Students find loans despite credit crisis
More than 130 lenders stopped making loans
WASHINGTON — The national credit crisis has caused confusion and some last-minute scrambling for college students and their parents, but most of them have been able to borrow the money they need to pay for school.
Students, schools and analysts who monitor lending said it’s good, if surprising, news, given the financial turmoil in the credit markets.
“We haven’t had a single student turned down for a loan,” said Melissa Gregory, college director of financial aid at Montgomery (Md.) College. She was surprised, especially because earlier this year some banks announced that they would no longer lend to students at community colleges.
More than 130 lenders, including M&T Bank and HSBC Bank USA, have pulled out of the student loan market, according to Mark Kantrowitz, publisher of finaid.org. That included some dramatic departures late in the summer, just when tuition bills were going out.
“What’s especially challenging this year,” said James Boyle, president of College Parents of America, “is that the (college) financial aid offices are themselves sort of reeling from various lenders dropping out . . . It’s difficult for the financial aid offices to keep pace, let alone for parents to understand it.”

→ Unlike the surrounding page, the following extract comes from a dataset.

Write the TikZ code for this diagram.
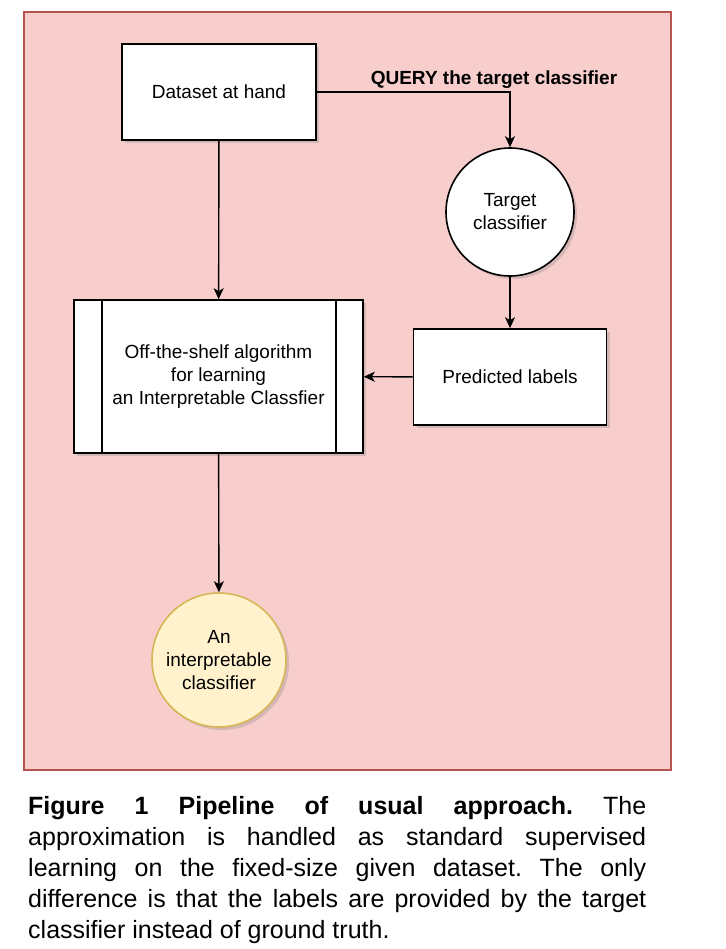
\documentclass[tikz,border=0pt]{standalone}
\usepackage{fontspec}
\setmainfont{Liberation Sans}
\usetikzlibrary{arrows.meta,shadows,positioning}

\definecolor{bgpink}{HTML}{F8CECC}
\definecolor{bgred}{HTML}{B85450}
\definecolor{leafyellow}{HTML}{FFF2CC}
\definecolor{leafgold}{HTML}{D6B656}

\tikzset{
  box/.style={draw,fill=white,line width=1.6pt,
    drop shadow={shadow xshift=3pt,shadow yshift=-3pt,opacity=.3},
    font=\fontsize{19}{23}\selectfont,align=center},
  disc/.style={box,circle,inner sep=0pt},
  flow/.style={-{Stealth[length=11pt,width=10pt,inset=3pt]},line width=1.4pt}
}

\begin{document}
\begin{tikzpicture}[x=1pt,y=-1pt]
    \useasboundingbox (0,0) rectangle (725,949);
    \fill[bgpink,draw=bgred,line width=2pt] (24,12) rectangle (671,770);

    \node[box,minimum width=194pt,minimum height=96pt] (data) at (219,92) {Dataset at hand};
    \node[disc,minimum size=128pt] (target) at (510,212) {Target\\classifier};
    \node[box,minimum width=193pt,minimum height=96pt] (pred) at (510,377) {Predicted labels};
    \node[box,minimum width=289pt,minimum height=153pt] (algo) at (218.5,376.5)
      {Off-the-shelf algorithm\\for learning\\an Interpretable Classfier};
    \draw[line width=1.6pt] ([xshift=29pt]algo.north west) -- ([xshift=29pt]algo.south west);
    \draw[line width=1.6pt] ([xshift=-28pt]algo.north east) -- ([xshift=-28pt]algo.south east);
    \node[disc,minimum size=134pt,fill=leafyellow,draw=leafgold] (leaf) at (219,660)
      {An\\interpretable\\classifier};

    \node[font=\fontsize{19}{23}\selectfont\bfseries] (query) at (494,80) {QUERY the target classifier};

    \path[flow]
    (data) edge (algo)
    (target) edge (pred)
    (pred) edge (algo)
    (algo) edge (leaf);
    \draw[flow] (data.east) -| (target.north);

    % caption
    \node[anchor=north west,inner sep=0pt,text width=618pt,align=justify,
      font=\fontsize{25}{31}\selectfont] (caption) at (28,796)
      {\frenchspacing\hyphenpenalty=10000\textbf{Figure 1 Pipeline of usual approach.} The\linebreak
       approximation is handled as standard supervised\linebreak
       learning on the fixed-size given dataset. The only\linebreak
       difference is that the labels are provided by the target\linebreak
       classifier instead of ground truth.};
  \end{tikzpicture}
\end{document}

Federal aid has remained by far the biggest source of loans. But during the past decade, the private market rose dramatically. Now, however, many banks have adopted stricter rules, trying to lower their risk, so the hardest-hit are students who don’t have credit, have poor credit, or don’t have someone to co-sign a loan.
Some financial aid officers see a bit of a bright side to all of this: It could make families more apt to choose federal loans, which offer more protections than private loans, such as deferments, more-flexible payment plans and loan forgiveness options.
Congress and the Department of Education stepped in to help federal loans this year by cutting the rate on certain loans for some students with low incomes, by letting undergraduates borrow more money from a federal loan program, and allowing the department to buy loans from some lenders to ensure that federal loans are available.
Kantrowitz estimated that 98 percent or more of students nationwide won’t have any issues, although many of the lenders have not gotten the money from the Department of Education, so there is a chance for problems in the next couple of weeks. Schools won’t know for sure until this semester’s bills are paid.
But there was a frantic nature to loan applications this season, adding to the uncertainty. One lender serving the University of Maryland had said it might not be able to make loans, only to come through with funding a week before school started.